>> START

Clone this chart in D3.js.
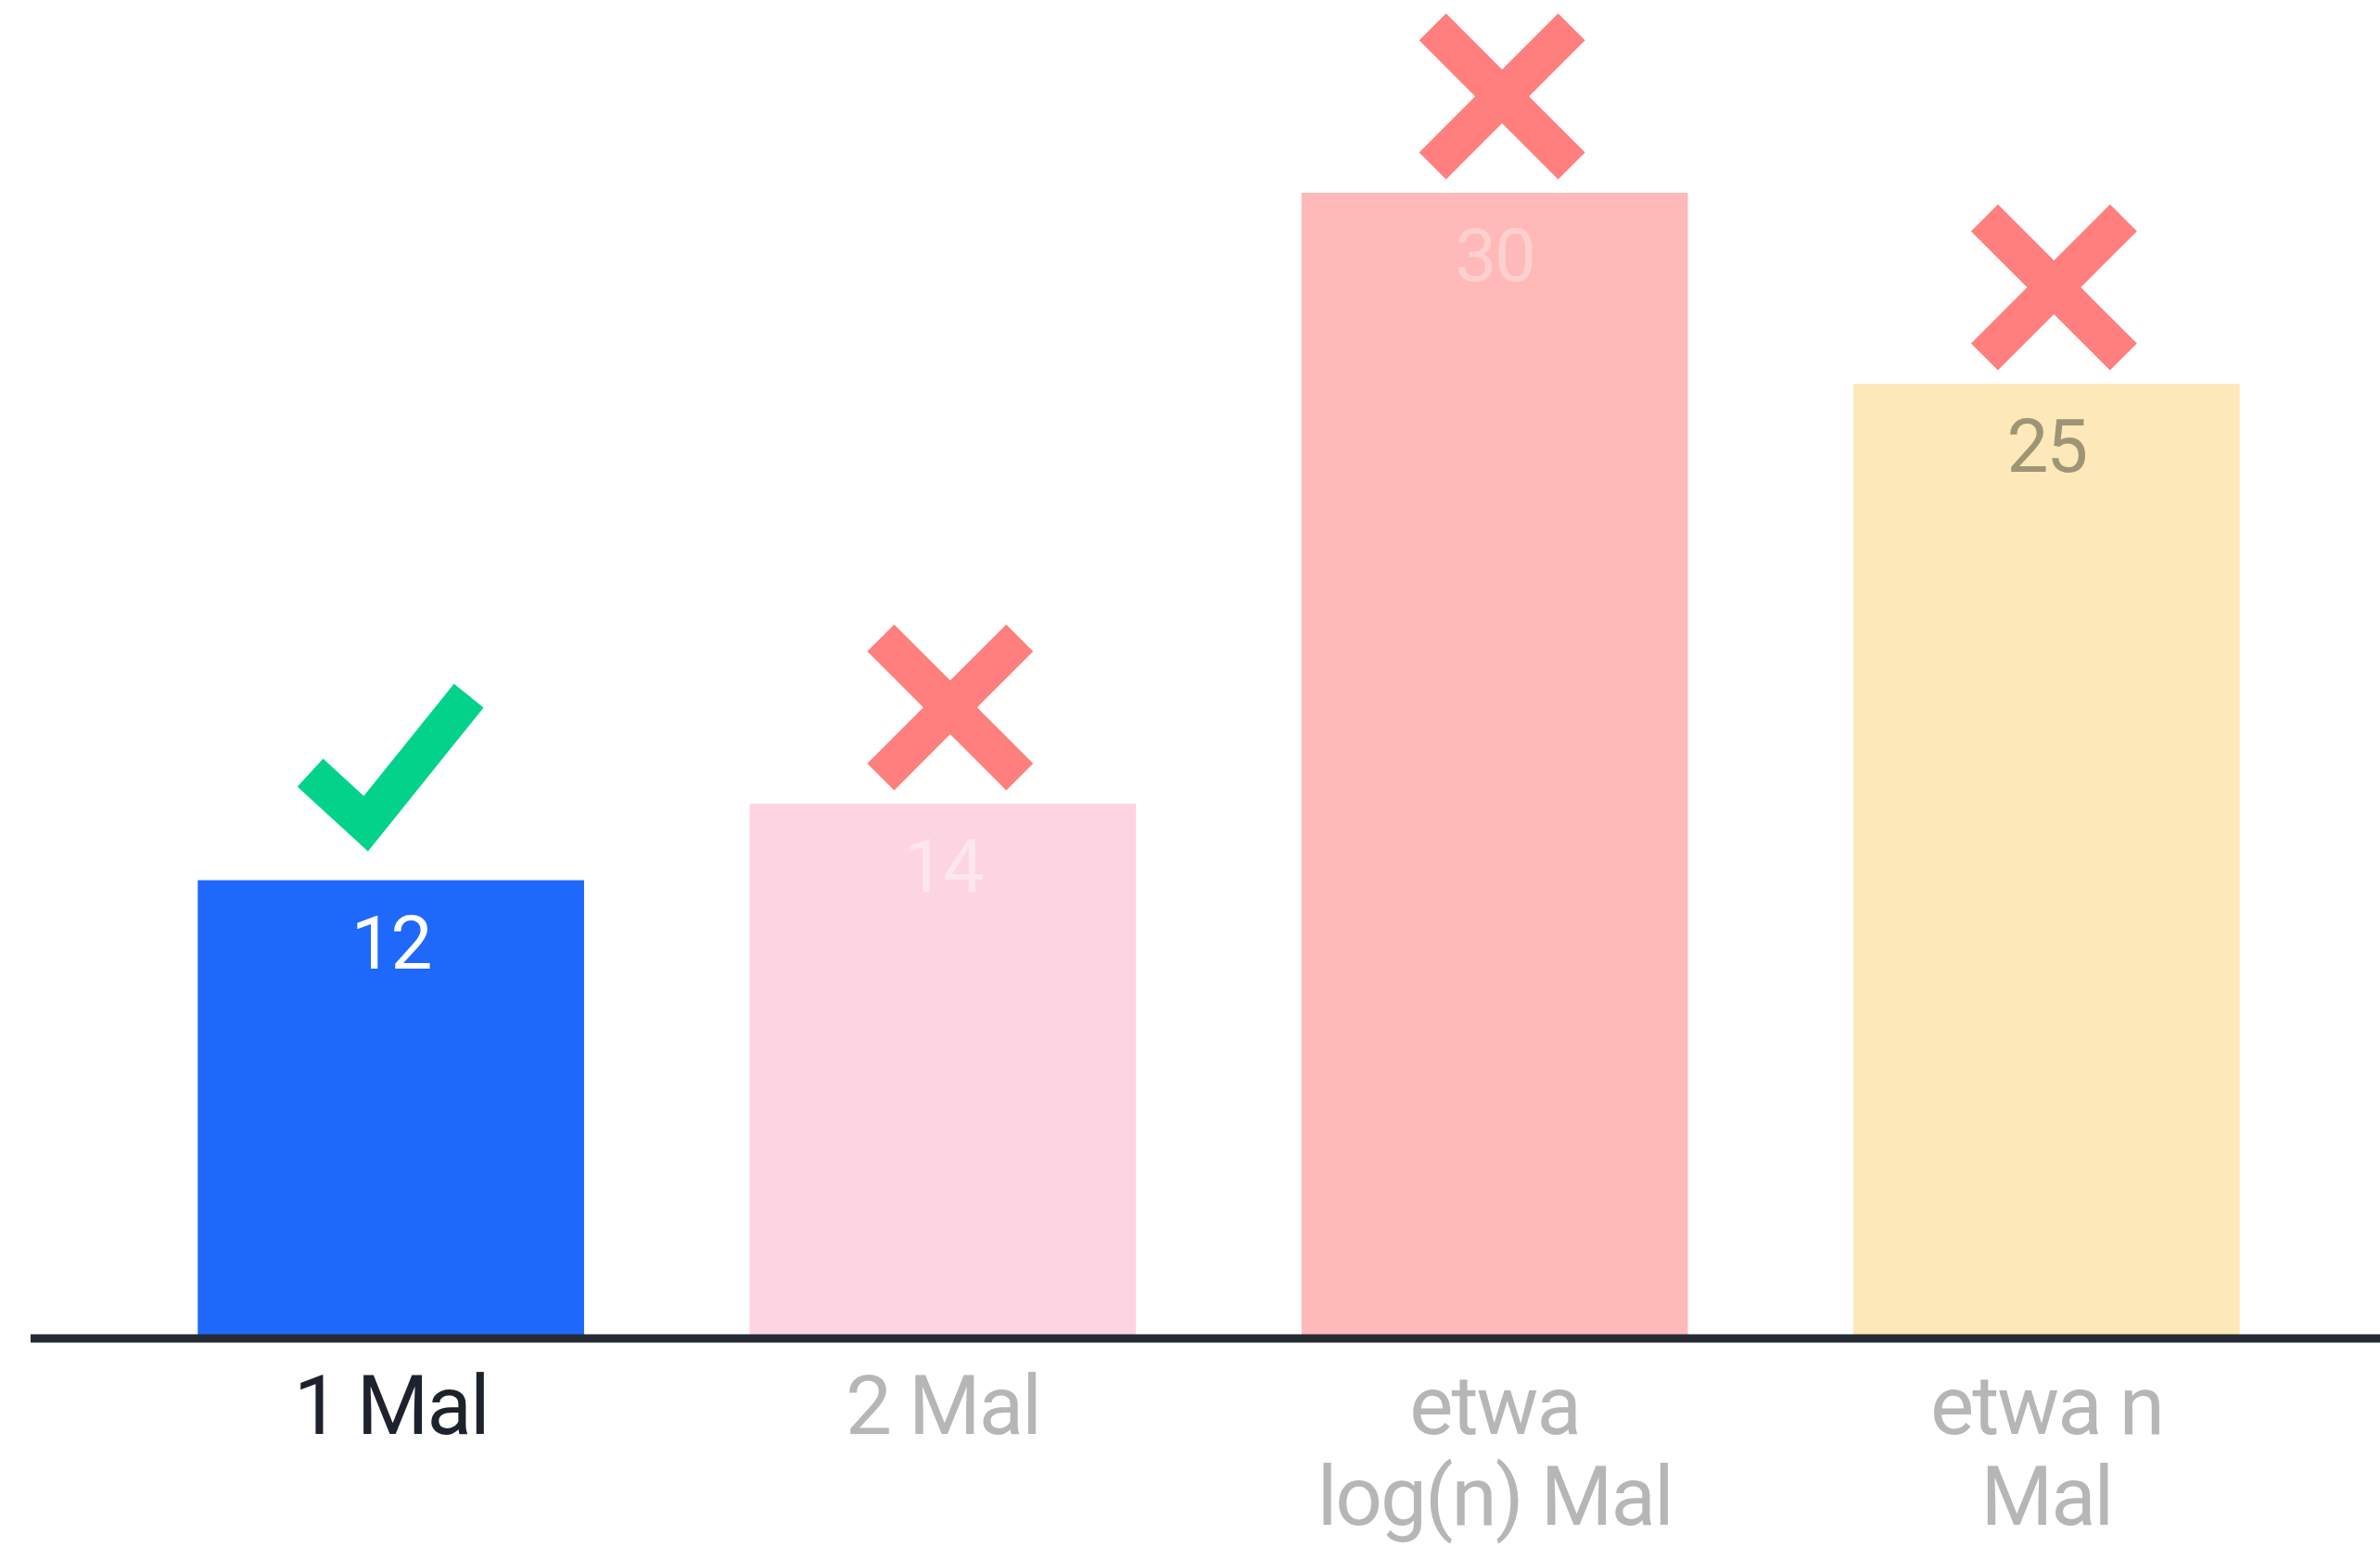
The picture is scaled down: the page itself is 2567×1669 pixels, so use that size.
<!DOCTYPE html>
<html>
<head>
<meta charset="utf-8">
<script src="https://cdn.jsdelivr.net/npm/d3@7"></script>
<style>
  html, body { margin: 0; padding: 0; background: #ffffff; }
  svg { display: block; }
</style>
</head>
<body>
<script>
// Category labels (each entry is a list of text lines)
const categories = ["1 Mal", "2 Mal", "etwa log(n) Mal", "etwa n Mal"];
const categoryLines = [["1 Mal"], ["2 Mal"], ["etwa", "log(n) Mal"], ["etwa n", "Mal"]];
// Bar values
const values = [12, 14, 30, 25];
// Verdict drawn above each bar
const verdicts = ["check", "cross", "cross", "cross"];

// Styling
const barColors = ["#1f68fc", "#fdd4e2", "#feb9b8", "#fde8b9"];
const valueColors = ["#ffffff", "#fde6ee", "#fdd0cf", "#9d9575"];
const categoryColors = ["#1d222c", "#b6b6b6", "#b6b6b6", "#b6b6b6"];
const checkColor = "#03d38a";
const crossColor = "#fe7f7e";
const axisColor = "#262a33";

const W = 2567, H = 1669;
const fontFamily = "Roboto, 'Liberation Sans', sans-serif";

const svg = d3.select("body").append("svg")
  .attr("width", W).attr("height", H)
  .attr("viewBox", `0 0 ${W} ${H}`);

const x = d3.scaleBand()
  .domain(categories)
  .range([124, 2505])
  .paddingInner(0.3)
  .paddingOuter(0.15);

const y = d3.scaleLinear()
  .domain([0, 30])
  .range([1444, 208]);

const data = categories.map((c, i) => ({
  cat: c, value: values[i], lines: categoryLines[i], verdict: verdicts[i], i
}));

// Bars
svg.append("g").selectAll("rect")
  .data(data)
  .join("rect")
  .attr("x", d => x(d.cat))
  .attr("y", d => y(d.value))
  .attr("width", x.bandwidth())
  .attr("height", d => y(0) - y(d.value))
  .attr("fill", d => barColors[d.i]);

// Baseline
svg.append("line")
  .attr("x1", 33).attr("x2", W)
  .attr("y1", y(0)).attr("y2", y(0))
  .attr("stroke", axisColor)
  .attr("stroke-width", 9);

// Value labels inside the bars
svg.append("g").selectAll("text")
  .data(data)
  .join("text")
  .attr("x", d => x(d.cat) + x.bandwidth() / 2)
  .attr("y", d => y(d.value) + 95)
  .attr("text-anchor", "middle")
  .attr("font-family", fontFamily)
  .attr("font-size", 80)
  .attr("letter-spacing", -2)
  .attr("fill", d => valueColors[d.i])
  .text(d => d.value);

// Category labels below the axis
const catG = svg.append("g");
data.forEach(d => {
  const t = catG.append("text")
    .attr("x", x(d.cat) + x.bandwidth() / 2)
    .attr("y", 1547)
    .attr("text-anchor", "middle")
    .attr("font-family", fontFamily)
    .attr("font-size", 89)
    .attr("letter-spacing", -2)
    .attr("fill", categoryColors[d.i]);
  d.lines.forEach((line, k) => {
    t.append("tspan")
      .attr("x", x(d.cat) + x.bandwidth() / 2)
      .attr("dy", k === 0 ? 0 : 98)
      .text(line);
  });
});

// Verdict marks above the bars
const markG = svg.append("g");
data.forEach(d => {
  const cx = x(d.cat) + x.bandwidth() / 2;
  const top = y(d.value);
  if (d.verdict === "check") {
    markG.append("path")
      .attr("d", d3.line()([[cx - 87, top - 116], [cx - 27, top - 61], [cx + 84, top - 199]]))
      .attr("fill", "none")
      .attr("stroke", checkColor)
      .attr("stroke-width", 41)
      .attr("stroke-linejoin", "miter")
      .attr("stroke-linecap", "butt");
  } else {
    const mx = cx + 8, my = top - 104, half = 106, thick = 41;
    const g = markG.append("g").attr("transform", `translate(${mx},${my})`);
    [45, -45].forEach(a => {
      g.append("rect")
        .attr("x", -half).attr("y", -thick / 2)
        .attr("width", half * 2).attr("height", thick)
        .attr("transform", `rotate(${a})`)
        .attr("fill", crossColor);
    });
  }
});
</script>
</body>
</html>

>> END

• _Task directions_:
Your answer should be a single number: the count of lines that contain "size".

• _Completed task_:
3